Counter-tariffs on U.S. steel and aluminum products will be adjusted beginning July 21. Reciprocal procurement policies will take effect on June 30, limiting federal government contracts to Canadian suppliers and to those from countries that provide comparable access to Canadian companies under existing trade agreements. The Department reported that additional ways to increase the use of Canadian steel and aluminum in government-funded projects are being considered, including coordination with provinces and territories.

To address concerns about market stability and trade diversion, the Department stated that new tariff rate quotas will be set at 100 percent of 2024 import levels for steel coming from countries without a free trade agreement with Canada.
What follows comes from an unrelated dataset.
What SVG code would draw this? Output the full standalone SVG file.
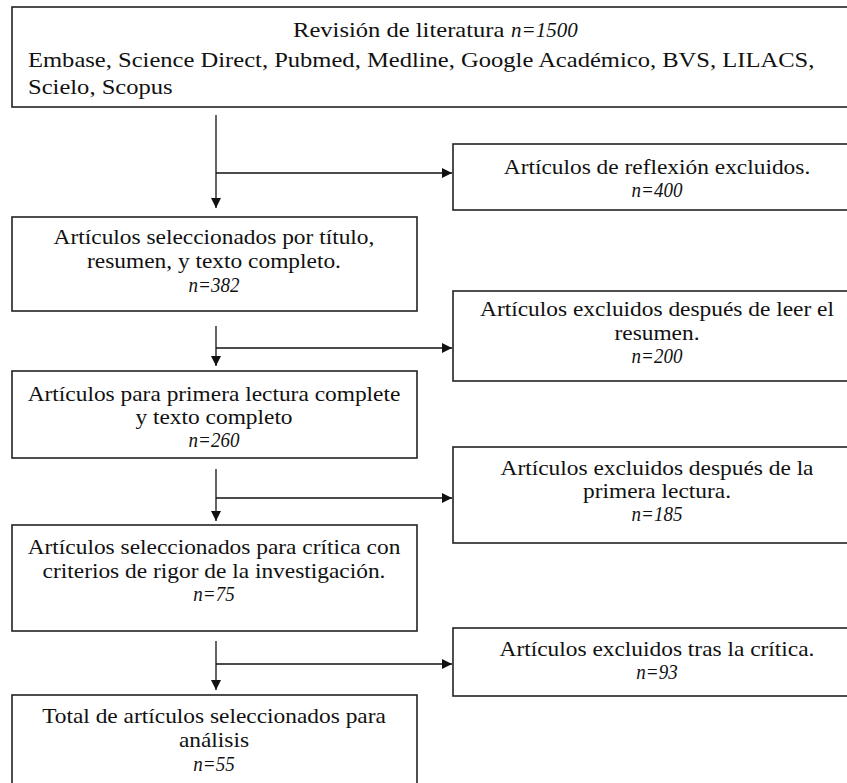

These quotas will take effect retroactively and will be reviewed after 30 days.

Additional tariff measures targeting global overcapacity and what the Department described as unfair trade in steel and aluminum are planned in the coming weeks. These will be based on the “country of melt and pour” for steel and “country of smelt and cast” for aluminum.

Two task forces—one for steel and one for aluminum—are being created to regularly monitor trade and market trends, according to the Department of Finance Canada. These task forces will include government and industry stakeholders.

The Large Enterprise Tariff Loan facility, a $10 billion program supporting eligible large businesses struggling to access traditional financing, remains open for applications. According to the Department, it is directed at firms that were viable before the recent trade actions by the United States.

A remission process continues to allow businesses time to adjust their supply chains. The Department said remissions are given on a case-by-case basis and further requests are expected. The remission framework is under review to encourage the use of Canadian materials in domestic production.

The Department of Finance Canada stated the government is prepared to take further action as needed and will continue working with provinces and territories regarding further U.S. tariff developments.